Tuesday, August 20, 2013

Yona Zeldis McDonough talks about her sublime new novel TWO OF A KIND, falling in love, and so much more





I've been friends with Yona Zeldis McDonough for many of her books (isn't that a great way to think of a friendship?) and I'm thrilled to host her here again for her latest, Two of a Kind, which is already racking up the raves.   Publishers Weekly says, "Readers will delight in this layered tale of friendship and love," and Romantic Times  calls it "honest and engrossing. 4 1/2 stars." About love, loss and what it takes to be brave enough to risk again, Two of a Kind is a one-of-a-kind read. Thank you, Yona, for being here!

Falling in Love Again

I’ve certainly explored love in my previous novels—love between men and women (and on a couple of occasions, between men and men) as well as husbands and wives, forbidden, adulterous love and the soul-shocking, bring-you-to-your-knees kind of love a parent can have for a child.  But I’ve never written a novel that explores and unpacks the process of falling in love—until TWO OF A KIND.

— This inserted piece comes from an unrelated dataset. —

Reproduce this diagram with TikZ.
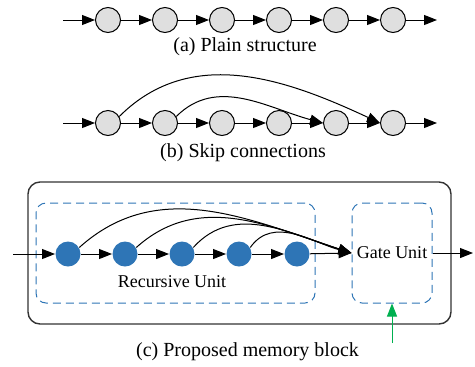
\documentclass[tikz,border=0pt]{standalone}
\usepackage{fontspec}
\setmainfont{Liberation Serif}
\usetikzlibrary{arrows.meta}
\definecolor{memblue}{RGB}{46,117,182}
\definecolor{memgreen}{RGB}{0,176,80}

\begin{document}
\begin{tikzpicture}[x=0.5pt,y=0.5pt,line width=0.5pt,>={Triangle[length=6.5pt,width=5pt]},
    cell/.style={circle,draw,fill=gray!25,minimum size=12.5pt,inner sep=0pt},
    bluecell/.style={circle,fill=memblue,minimum size=12.5pt,inner sep=0pt},
    unitbox/.style={draw=memblue,dash pattern=on 4pt off 2.5pt,rounded corners=5pt,inner sep=0pt,minimum height=50pt},
    caption/.style={font=\fontsize{10}{12}\selectfont},
    label/.style={font=\fontsize{9}{11}\selectfont}]
        \useasboundingbox (0,0) rectangle (475,366);
        % (a) plain
        \coordinate (ain) at (63,346);
        \node[cell] (a1) at (108,346) {};
        \node[cell] (a2) at (165,346) {};
        \node[cell] (a3) at (222,346) {};
        \node[cell] (a4) at (279,346) {};
        \node[cell] (a5) at (336,346) {};
        \node[cell] (a6) at (393,346) {};
        \coordinate (aout) at (437,346);
        \draw[->] (ain)--(a1);
        \draw[->] (a1)--(a2);
        \draw[->] (a2)--(a3);
        \draw[->] (a3)--(a4);
        \draw[->] (a4)--(a5);
        \draw[->] (a5)--(a6);
        \draw[->] (a6)--(aout);
        \node[caption] (capa) at (245,319) {(a) Plain structure};
        % (b) skip
        \coordinate (bin) at (63,243);
        \node[cell] (b1) at (108,243) {};
        \node[cell] (b2) at (165,243) {};
        \node[cell] (b3) at (222,243) {};
        \node[cell] (b4) at (279,243) {};
        \node[cell] (b5) at (336,243) {};
        \node[cell] (b6) at (393,243) {};
        \coordinate (bout) at (437,243);
        \draw[->] (bin)--(b1);
        \draw[->] (b1)--(b2);
        \draw[->] (b2)--(b3);
        \draw[->] (b3)--(b4);
        \draw[->] (b4)--(b5);
        \draw[->] (b5)--(b6);
        \draw[->] (b6)--(bout);
        \draw[->] (b1.30) to[out=45,in=155] (b6.west);
        \draw[->] (b2.30) to[out=45,in=165] (b5.west);
        \node[caption] (capb) at (243,213) {(b) Skip connections};
        % (c) memory block
        \node[draw=black!80,line width=0.7pt,rounded corners=6pt,minimum width=211.5pt,minimum height=71pt] (block) at (239.5,113) {};
        \node[unitbox,minimum width=139.5pt] (rec) at (175.5,113) {};
        \node[unitbox,minimum width=40pt,label] (gate) at (392,113) {Gate Unit};
        \node[label] (reclabel) at (172,84) {Recursive Unit};
        \coordinate (cin) at (13,112);
        \node[bluecell] (c1) at (68,112) {};
        \node[bluecell] (c2) at (125,112) {};
        \node[bluecell] (c3) at (182,112) {};
        \node[bluecell] (c4) at (239,112) {};
        \node[bluecell] (c5) at (297,112) {};
        \coordinate (cout) at (473,113);
        \coordinate (gin) at (392,23);
        \draw[->] (cin)--(c1);
        \draw[->] (c1)--(c2);
        \draw[->] (c2)--(c3);
        \draw[->] (c3)--(c4);
        \draw[->] (c4)--(c5);
        \draw[->] (c5)--(gate.west);
        \draw[->] (c1.30) to[out=42,in=162] (gate.west);
        \draw[->] (c2.30) to[out=42,in=162] (gate.west);
        \draw[->] (c3.30) to[out=48,in=163] (gate.west);
        \draw[->] (c4.30) to[out=55,in=165] (gate.west);
        \draw[->] (gate.east)--(cout);
        \draw[->,memgreen] (gin)--(gate.south);
        \node[caption] (capc) at (247.5,14) {(c) Proposed memory block};
\end{tikzpicture}
\end{document}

            In this novel, I introduced two mismatched characters: Dr. Andy Stern, a brash, occasionally obnoxious but basically decent guy with a high risk gyn/ob practice on Park Avenue, and Christina Connelly, a seemingly frosty Brooklyn-based interior designer who thinks Andy is about as appealing as a basket full of day-old fish. But these two find themselves attracted to each other, and I liked the process of charting the push and pull of that attraction, their attempts to resist it (each thinks the other is fundamentally wrong) and finally their inability to resist one another. 

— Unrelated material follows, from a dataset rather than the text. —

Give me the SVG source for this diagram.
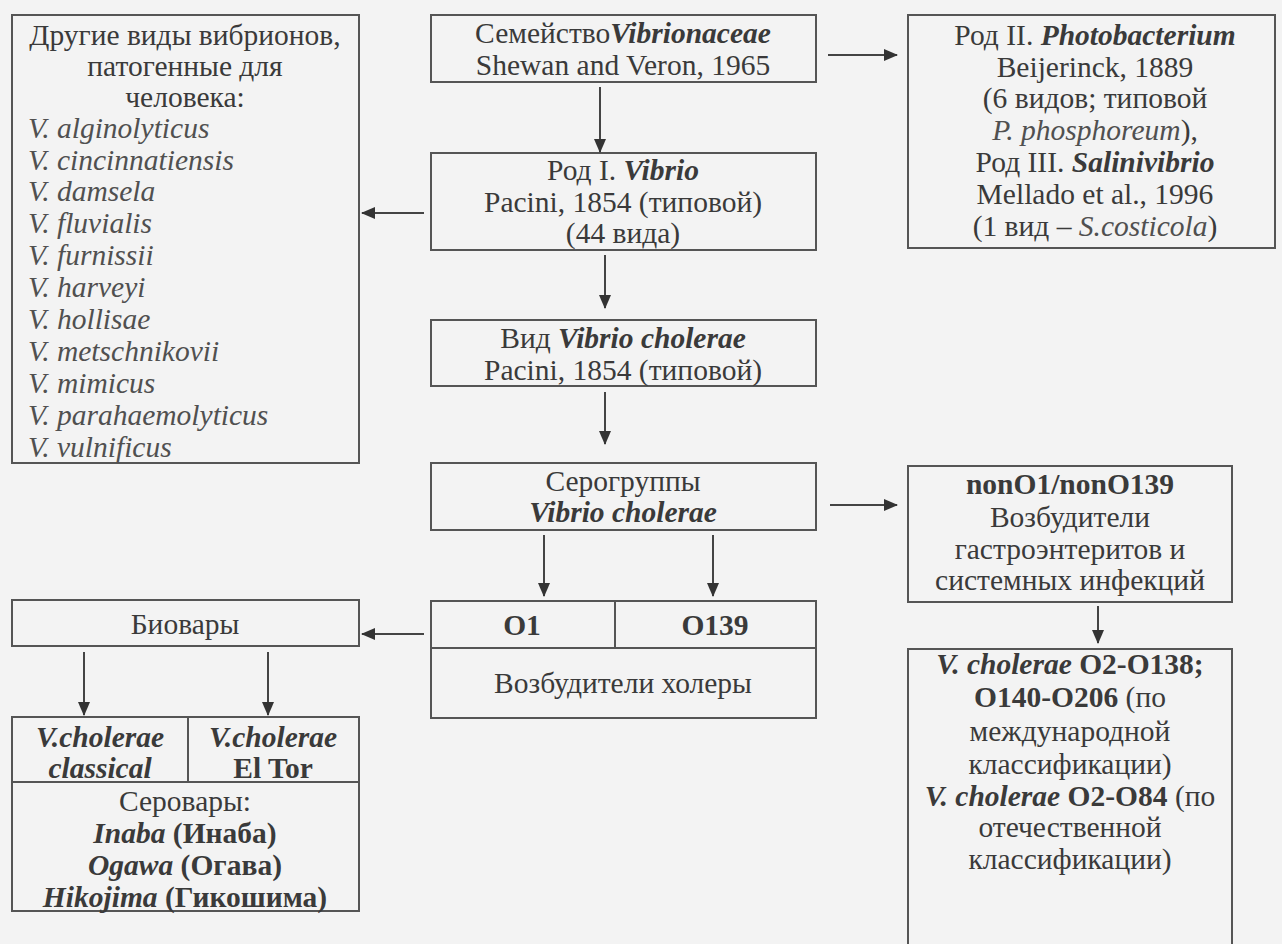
<svg xmlns="http://www.w3.org/2000/svg" width="1282" height="944" viewBox="0 0 1282 944">
<style>
text{font-family:"Liberation Serif","DejaVu Serif",serif;font-size:29.5px;fill:#3a3a3a;dominant-baseline:central}
.c{text-anchor:middle}
.i{font-style:italic;fill:#505050}
.b{font-weight:bold}
.bi{font-weight:bold;font-style:italic}
.box{fill:none;stroke:#555;stroke-width:2}
.ln{stroke:#444;stroke-width:2;fill:none}
</style>
<defs>
<marker id="ah" markerWidth="14" markerHeight="12" refX="13" refY="6" orient="auto" markerUnits="userSpaceOnUse">
<path d="M0,0 L14,6 L0,12 Z" fill="#333"/>
</marker>
</defs>
<rect width="1282" height="944" fill="#f3f3f3"/>

<g id="other-vibrios">
<rect class="box" x="12" y="15" width="347" height="448"/>
<text class="c" x="185" y="35">Другие виды вибрионов,</text>
<text class="c" x="185" y="66">патогенные для</text>
<text class="c" x="185" y="97">человека:</text>
<text class="i" x="28" y="128">V. alginolyticus</text>
<text class="i" x="28" y="160">V. cincinnatiensis</text>
<text class="i" x="28" y="191">V. damsela</text>
<text class="i" x="28" y="223">V. fluvialis</text>
<text class="i" x="28" y="255">V. furnissii</text>
<text class="i" x="28" y="287">V. harveyi</text>
<text class="i" x="28" y="319">V. hollisae</text>
<text class="i" x="28" y="351">V. metschnikovii</text>
<text class="i" x="28" y="383">V. mimicus</text>
<text class="i" x="28" y="415">V. parahaemolyticus</text>
<text class="i" x="28" y="447">V. vulnificus</text>
</g>

<g id="family">
<rect class="box" x="431" y="15" width="385" height="67"/>
<text class="c" x="623" y="33">Семейство<tspan class="bi">Vibrionaceae</tspan></text>
<text class="c" x="623" y="65">Shewan and Veron, 1965</text>
</g>

<g id="other-genera">
<rect class="box" x="908" y="15" width="367" height="233"/>
<text class="c" x="1095" y="35">Род II. <tspan class="bi">Photobacterium</tspan></text>
<text class="c" x="1095" y="67">Beijerinck, 1889</text>
<text class="c" x="1095" y="98">(6 видов; типовой</text>
<text class="c" x="1095" y="130"><tspan class="i">P. phosphoreum</tspan>),</text>
<text class="c" x="1095" y="162">Род III. <tspan class="bi">Salinivibrio</tspan></text>
<text class="c" x="1095" y="194">Mellado et al., 1996</text>
<text class="c" x="1095" y="226">(1 вид – <tspan class="i">S.costicola</tspan>)</text>
</g>

<g id="genus-vibrio">
<rect class="box" x="431" y="153" width="385" height="97"/>
<text class="c" x="623" y="170">Род I. <tspan class="bi">Vibrio</tspan></text>
<text class="c" x="623" y="202">Pacini, 1854 (типовой)</text>
<text class="c" x="623" y="233">(44 вида)</text>
</g>

<g id="species">
<rect class="box" x="431" y="320" width="385" height="66"/>
<text class="c" x="623" y="338">Вид <tspan class="bi">Vibrio cholerae</tspan></text>
<text class="c" x="623" y="370">Pacini, 1854 (типовой)</text>
</g>

<g id="serogroups">
<rect class="box" x="431" y="463" width="385" height="67"/>
<text class="c" x="623" y="481">Серогруппы</text>
<text class="c bi" x="623" y="512">Vibrio cholerae</text>
</g>

<g id="cholera-agents">
<rect class="box" x="431" y="601" width="385" height="117"/>
<line class="box" x1="431" y1="648" x2="816" y2="648"/>
<line class="box" x1="615" y1="601" x2="615" y2="648"/>
<text class="c b" x="522" y="625">O1</text>
<text class="c b" x="715" y="625">O139</text>
<text class="c" x="623" y="683">Возбудители холеры</text>
</g>

<g id="non-o1">
<rect class="box" x="908" y="466" width="324" height="136"/>
<text class="c b" x="1070" y="484">nonO1/nonO139</text>
<text class="c" x="1070" y="517">Возбудители</text>
<text class="c" x="1070" y="549">гастроэнтеритов и</text>
<text class="c" x="1070" y="580">системных инфекций</text>
</g>

<g id="non-o1-serogroups">
<rect class="box" x="908" y="649" width="324" height="310"/>
<text class="c" x="1070" y="664"><tspan class="bi">V. cholerae</tspan><tspan class="b"> O2-O138;</tspan></text>
<text class="c" x="1070" y="697"><tspan class="b">O140-O206</tspan> (по</text>
<text class="c" x="1070" y="731">международной</text>
<text class="c" x="1070" y="764">классификации)</text>
<text class="c" x="1070" y="796"><tspan class="bi">V. cholerae</tspan><tspan class="b"> O2-O84</tspan> (по</text>
<text class="c" x="1070" y="827">отечественной</text>
<text class="c" x="1070" y="859">классификации)</text>
</g>

<g id="biovars">
<rect class="box" x="12" y="600" width="347" height="46"/>
<text class="c" x="185" y="624">Биовары</text>
</g>

<g id="biovar-serovars">
<rect class="box" x="12" y="717" width="347" height="194"/>
<line class="box" x1="12" y1="782" x2="359" y2="782"/>
<line class="box" x1="188" y1="717" x2="188" y2="782"/>
<text class="c bi" x="100" y="737">V.cholerae</text>
<text class="c bi" x="100" y="768">classical</text>
<text class="c bi" x="273" y="737">V.cholerae</text>
<text class="c b" x="273" y="768">El Tor</text>
<text class="c" x="185" y="801">Серовары:</text>
<text class="c" x="185" y="833"><tspan class="bi">Inaba</tspan><tspan class="b"> (Инаба)</tspan></text>
<text class="c" x="185" y="865"><tspan class="bi">Ogawa</tspan><tspan class="b"> (Огава)</tspan></text>
<text class="c" x="185" y="897"><tspan class="bi">Hikojima</tspan><tspan class="b"> (Гикошима)</tspan></text>
</g>

<g id="connectors">
<line class="ln" x1="828" y1="55" x2="897" y2="55" marker-end="url(#ah)"/>
<line class="ln" x1="600" y1="87" x2="600" y2="152" marker-end="url(#ah)"/>
<line class="ln" x1="424" y1="213" x2="362" y2="213" marker-end="url(#ah)"/>
<line class="ln" x1="605" y1="255" x2="605" y2="308" marker-end="url(#ah)"/>
<line class="ln" x1="605" y1="392" x2="605" y2="444" marker-end="url(#ah)"/>
<line class="ln" x1="830" y1="505" x2="897" y2="505" marker-end="url(#ah)"/>
<line class="ln" x1="544" y1="535" x2="544" y2="596" marker-end="url(#ah)"/>
<line class="ln" x1="713" y1="535" x2="713" y2="596" marker-end="url(#ah)"/>
<line class="ln" x1="1098" y1="606" x2="1098" y2="643" marker-end="url(#ah)"/>
<line class="ln" x1="424" y1="634" x2="362" y2="634" marker-end="url(#ah)"/>
<line class="ln" x1="84" y1="652" x2="84" y2="715" marker-end="url(#ah)"/>
<line class="ln" x1="268" y1="652" x2="268" y2="715" marker-end="url(#ah)"/>
</g>
</svg>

But TWO OF A KIND is not just a love story—it’s a second chance at love story, which is a slightly different animal.  Andy and Christina each come with significant emotional baggage—in his case, he is still mourning the death of a beloved wife from ovarian cancer and dealing with a teen-aged son who acts out his grief in a variety of ways.  Christina comes to the relationship with her own issues: her adored husband Will died in a fire and her daughter Jordan, an aspiring and driven young ballet dancer, despises Andy on sight.  How can these two set aside the emotionally fraught past and find their way to each other? It was my job as a novelist to delineate exactly that.

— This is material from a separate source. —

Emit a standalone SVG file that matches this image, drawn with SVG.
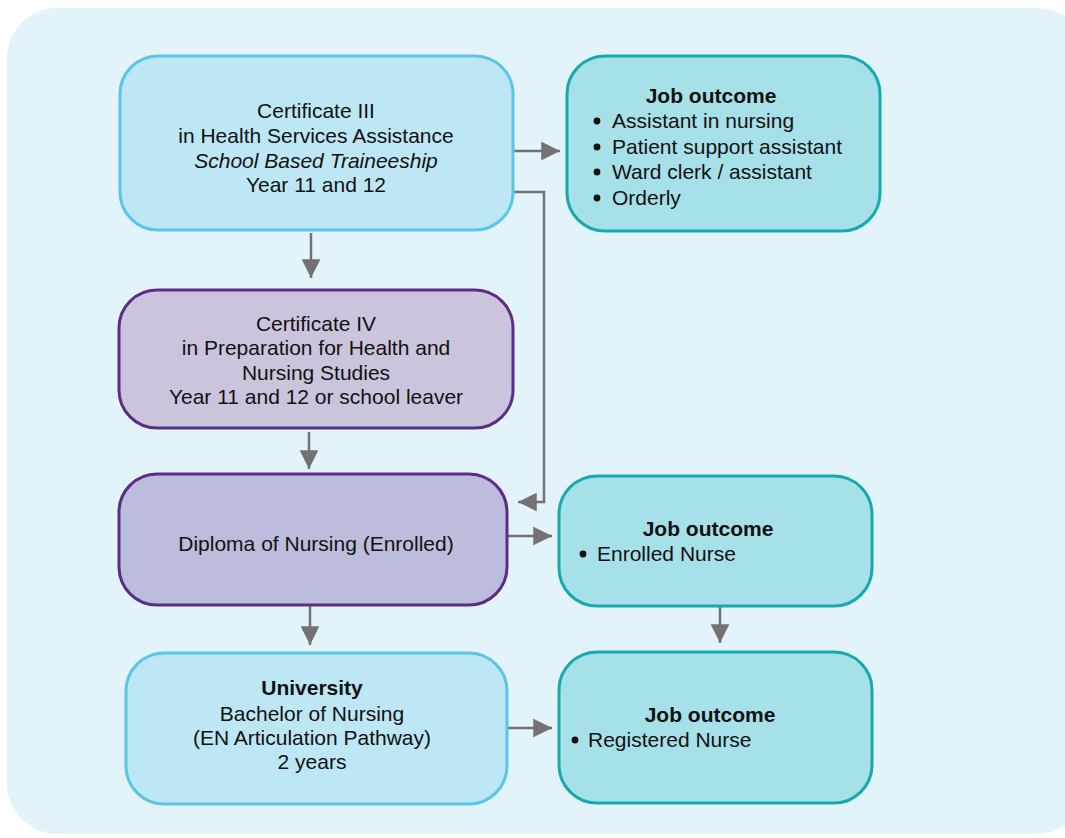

I worked on a number of fronts: I tried to show Christina’s attempts to fit into Andy’s world, and he into hers.  I documented their growing sexual attraction, and made much of its ultimate consummation.  I used humor, in a scene in which know-it-super-doctor Andy attempts to make dinner for Christina and other his other guests only to find that putting a meal on table is a tad more tricky than he imagined.    And I explored the idea that even in a love story, love doesn’t necessarily conquer all—some other factors need to come into play. I hoped that the accretion of these scenes and the arc of this narrative offer a realistic and vivid picture of what it is like for two individuals to merge into a single, harmonious unit.  So here it is, TWO OF A KIND, my own love song to the mysterious and sometimes baffling process of falling in love...again.